Google found a way to make (a lot of) money with search. Other companies are trying to create similar economies with a mix of free and higher-level paid services. We're witnessing survival of the fittest in virtual worlds....
Source: Werblog: Flipping the pricing model
The traditional telecom pricing model is to charge for the basic service (voice connectivity), and you get other things on top for free. That model has largely been replicated on the Internet -- users pay access providers, and applications like Yahoo!, Google, and Amazon.com have to find ways to monetize something other than access. A good part of the dotcom bubble was due to the fact that Web-based companies couldn't "monetize" their traffic, and charging users directly was off the table. The companies that weathered the storm and prospered figured out alternative revenue streams. (Value-added services for Yahoo!, contextual advertising for Google, and transactions for Amazon.)
...Skype points out a future in which voice telephony is free, and revenues come from ancillary services like voicemail.

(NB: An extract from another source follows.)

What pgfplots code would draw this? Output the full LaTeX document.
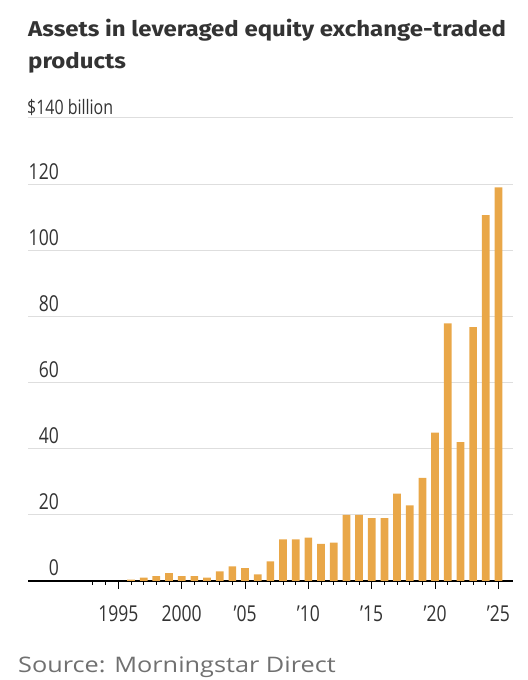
\documentclass[border=0pt]{standalone}
\usepackage{fontspec}
\usepackage{pgfplots}
\pgfplotsset{compat=1.18}
\setmainfont{Open Sans}
\newfontfamily\titlefont[FakeStretch=1.12]{Fira Sans}
\newfontfamily\tickfont[FakeStretch=0.8]{Open Sans}
\newfontfamily\srcfont[FakeStretch=1.18]{Open Sans}
\definecolor{barc}{HTML}{E9A748}
\definecolor{txt}{HTML}{333333}
\definecolor{src}{HTML}{707070}
\definecolor{gridc}{HTML}{DEDEDE}
\begin{document}
\begin{tikzpicture}[x=1bp,y=1bp]
\path[use as bounding box] (0,0) rectangle (528,680);
\begin{axis}[
  at={(28bp,99bp)}, anchor=south west,
  scale only axis, width=485bp, height=463bp,
  xmin=1987.87, xmax=2026.15, ymin=0, ymax=140,
  axis x line*=bottom, axis y line*=left,
  x axis line style={black, line width=1.2bp, -},
  y axis line style={draw=none},
  ytick={0,20,...,140},
  yticklabels={0,20,40,60,80,100,120,{}},
  major y tick style={draw=none},
  ymajorgrids, grid style={gridc, line width=1bp},
  xtick={1995,2000,2005,2010,2015,2020,2025},
  xticklabels={1995,2000,’05,’10,’15,’20,’25},
  minor xtick={1993,...,2025},
  tick align=outside,
  major tick length=8bp, minor tick length=4bp,
  every x tick/.style={black, line width=1bp},
  every minor x tick/.style={black, line width=1bp},
  xticklabel style={anchor=base, inner sep=0pt, yshift=-32bp, font=\tickfont\fontsize{22}{24}\selectfont, text=txt},
  yticklabel style={anchor=base east, inner sep=0pt, xshift=39bp, yshift=5bp, font=\tickfont\fontsize{22}{24}\selectfont, text=txt},
  clip=false,
]
\addplot[ybar, bar width=7.7bp, fill=barc, draw=none] coordinates {
(1996,0.4) (1997,1.0) (1998,1.5) (1999,2.4) (2000,1.5) (2001,1.5) (2002,1.0)
(2003,2.9) (2004,4.4) (2005,3.9) (2006,2.0) (2007,5.9) (2008,12.6) (2009,12.6)
(2010,13.1) (2011,11.2) (2012,11.6) (2013,20.0) (2014,20.0) (2015,19.0) (2016,19.0)
(2017,26.4) (2018,22.9) (2019,31.2) (2020,44.9) (2021,77.9) (2022,42.0) (2023,76.8)
(2024,110.6) (2025,119.0)
};
\end{axis}
\node[anchor=base west, inner sep=0pt, text=txt, font=\titlefont\bfseries\fontsize{21.5}{26}\selectfont] at (28,643) {Assets in leveraged equity exchange-traded};
\node[anchor=base west, inner sep=0pt, text=txt, font=\titlefont\bfseries\fontsize{21.5}{26}\selectfont] at (28,611) {products};
\node[anchor=base west, inner sep=0pt, text=txt, font=\tickfont\fontsize{20}{22}\selectfont] at (27,565) {\$140 billion};
\node[anchor=base west, inner sep=0pt, text=src, font=\srcfont\fontsize{21.5}{24}\selectfont] at (18,7) {Source: Morningstar Direct};
\end{tikzpicture}
\end{document}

And now, Sony has announced that it plans to release massively multi-player online games in which users pay only for add-ons and objects, not for access to the game itself. (Second Life already has a model somewhat like this.) Meanwhile, mobile phone ringtone revenues are zooming past $4 billion annually, even as basic telephony revenues stagnate.
These are true killer apps. Online gaming in particular is rapidly on its way to being, at the very least, the television of the 21st century. Is it too hard to imagine broadband being free, and the virtual economies of in-game objects and customized communications features becoming the "real" economy of telecom?